-------- Dataset content --------

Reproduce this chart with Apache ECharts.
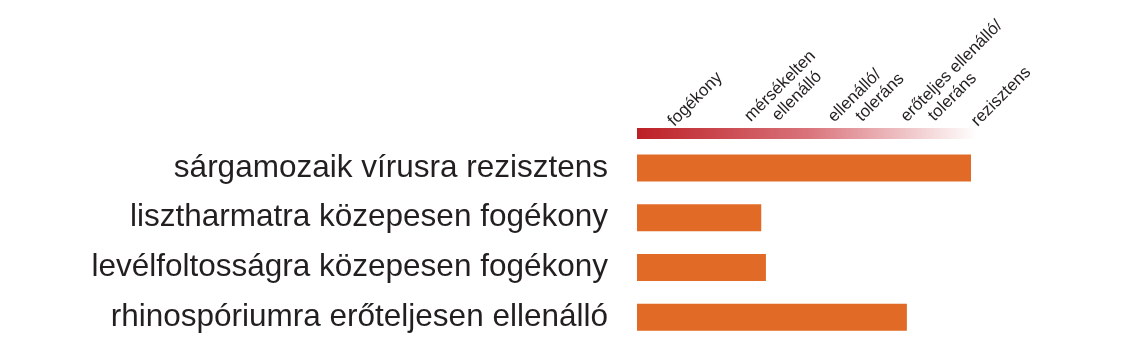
<!DOCTYPE html>
<html><head><meta charset="utf-8">
<script src="https://cdn.jsdelivr.net/npm/echarts@6/dist/echarts.min.js"></script>
<style>html,body{margin:0;padding:0;background:#fff}#c{width:1132px;height:361px}</style>
</head><body><div id="c"></div>
<script>
var categories = ['sárgamozaik vírusra rezisztens','lisztharmatra közepesen fogékony','levélfoltosságra közepesen fogékony','rhinospóriumra erőteljesen ellenálló'];
var values = [5.0, 1.86, 1.93, 4.04];
var levelLabels = [['fogékony'],['mérsékelten','ellenálló'],['ellenálló/','toleráns'],['erőteljes ellenálló/','toleráns'],['rezisztens']];
var scaleMax = 5;

// label nudges (layout only): [top, left] padding in rotated frame
var labelPad = [[0,0],[13,4],[25,9],[20,7],[0,0]];

var chart = echarts.init(document.getElementById('c'), null, {renderer:'canvas'});
var font = '"Liberation Sans", Arial, sans-serif';
chart.setOption({
  animation:false,
  grid:[
    {left:637, width:334, top:143, height:199},
    {left:633, width:379, top:128, height:11}
  ],
  xAxis:[
    {type:'value', gridIndex:0, min:0, max:scaleMax, show:false},
    {type:'category', gridIndex:1, position:'top',
     data:levelLabels.map(function(l,i){return {value:String(i), textStyle:{padding:[labelPad[i][0],0,0,labelPad[i][1]]}};}),
     boundaryGap:true, axisLine:{show:false}, axisTick:{show:false}, splitLine:{show:false},
     axisLabel:{rotate:45, margin:9, interval:0, color:'#231f20', fontFamily:font, fontSize:17, lineHeight:19,
       formatter:function(v){var l=levelLabels[+v]; return l.map(function(s,j){return j===0?'{a|'+s+'}':'{b|'+s+'}';}).join('\n');},
       rich:{a:{fontSize:17,lineHeight:19,fontFamily:font,color:'#231f20'},b:{fontSize:17,lineHeight:19,fontFamily:font,color:'#231f20',padding:[0,0,0,20]}}
     }}
  ],
  yAxis:[
    {type:'category', gridIndex:0, data:categories, inverse:true, axisLine:{show:false}, axisTick:{show:false},
     axisLabel:{color:'#231f20', fontFamily:font, fontSize:31.5, margin:29}},
    {type:'value', gridIndex:1, show:false}
  ],
  graphic:[{type:'rect', left:637, top:128, shape:{width:340, height:11}, silent:true,
    style:{fill:new echarts.graphic.LinearGradient(0,0,1,0,[{offset:0,color:'#bc2026'},{offset:0.5,color:'#d9737a'},{offset:1,color:'#ffffff'}])}}],
  series:[{type:'bar', xAxisIndex:0, yAxisIndex:0, data:values, barWidth:27, itemStyle:{color:'#e06a26'}}]
});
</script></body></html>
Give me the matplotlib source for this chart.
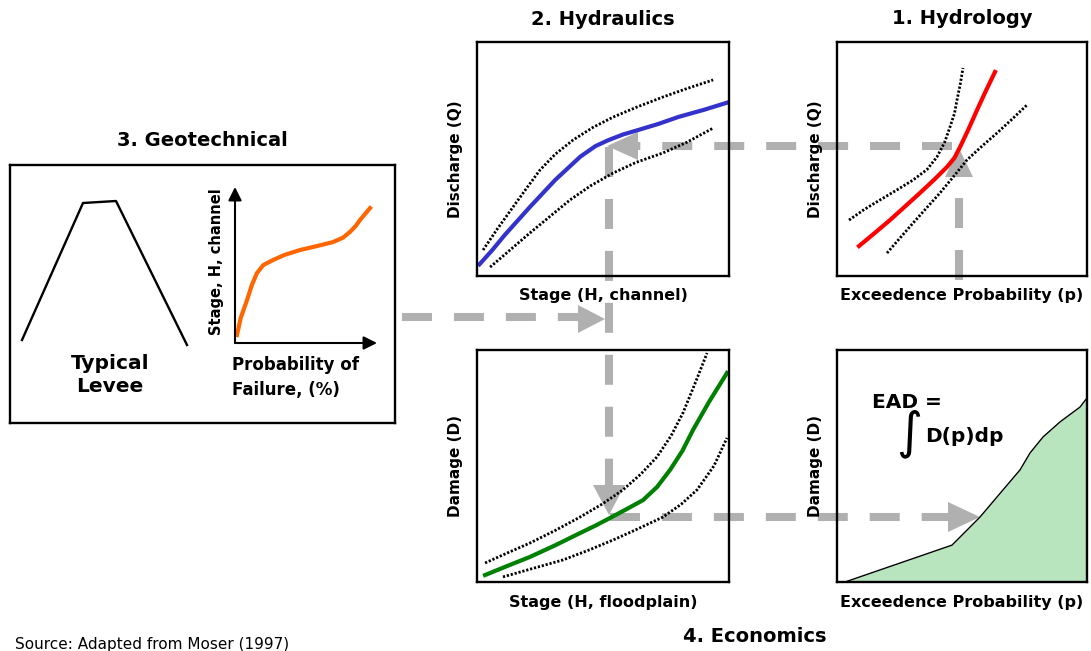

--------

__Exercise brief__:
Transcribe the material exactly, keeping every word and none of the pictures.

__Response to the exercise__:
Reproduce this chart with Apache ECharts.
<!DOCTYPE html>
<html><head><meta charset="utf-8">
<script src="https://cdn.jsdelivr.net/npm/echarts@6/dist/echarts.min.js"></script>
<style>html,body{margin:0;padding:0;background:#fff}#c{width:1132px;height:361px}</style>
</head><body><div id="c"></div>
<script>
var categories = ['sárgamozaik vírusra rezisztens','lisztharmatra közepesen fogékony','levélfoltosságra közepesen fogékony','rhinospóriumra erőteljesen ellenálló'];
var values = [5.0, 1.86, 1.93, 4.04];
var levelLabels = [['fogékony'],['mérsékelten','ellenálló'],['ellenálló/','toleráns'],['erőteljes ellenálló/','toleráns'],['rezisztens']];
var scaleMax = 5;

// label nudges (layout only): [top, left] padding in rotated frame
var labelPad = [[0,0],[13,4],[25,9],[20,7],[0,0]];

var chart = echarts.init(document.getElementById('c'), null, {renderer:'canvas'});
var font = '"Liberation Sans", Arial, sans-serif';
chart.setOption({
  animation:false,
  grid:[
    {left:637, width:334, top:143, height:199},
    {left:633, width:379, top:128, height:11}
  ],
  xAxis:[
    {type:'value', gridIndex:0, min:0, max:scaleMax, show:false},
    {type:'category', gridIndex:1, position:'top',
     data:levelLabels.map(function(l,i){return {value:String(i), textStyle:{padding:[labelPad[i][0],0,0,labelPad[i][1]]}};}),
     boundaryGap:true, axisLine:{show:false}, axisTick:{show:false}, splitLine:{show:false},
     axisLabel:{rotate:45, margin:9, interval:0, color:'#231f20', fontFamily:font, fontSize:17, lineHeight:19,
       formatter:function(v){var l=levelLabels[+v]; return l.map(function(s,j){return j===0?'{a|'+s+'}':'{b|'+s+'}';}).join('\n');},
       rich:{a:{fontSize:17,lineHeight:19,fontFamily:font,color:'#231f20'},b:{fontSize:17,lineHeight:19,fontFamily:font,color:'#231f20',padding:[0,0,0,20]}}
     }}
  ],
  yAxis:[
    {type:'category', gridIndex:0, data:categories, inverse:true, axisLine:{show:false}, axisTick:{show:false},
     axisLabel:{color:'#231f20', fontFamily:font, fontSize:31.5, margin:29}},
    {type:'value', gridIndex:1, show:false}
  ],
  graphic:[{type:'rect', left:637, top:128, shape:{width:340, height:11}, silent:true,
    style:{fill:new echarts.graphic.LinearGradient(0,0,1,0,[{offset:0,color:'#bc2026'},{offset:0.5,color:'#d9737a'},{offset:1,color:'#ffffff'}])}}],
  series:[{type:'bar', xAxisIndex:0, yAxisIndex:0, data:values, barWidth:27, itemStyle:{color:'#e06a26'}}]
});
</script></body></html>
Give me the matplotlib source for this chart.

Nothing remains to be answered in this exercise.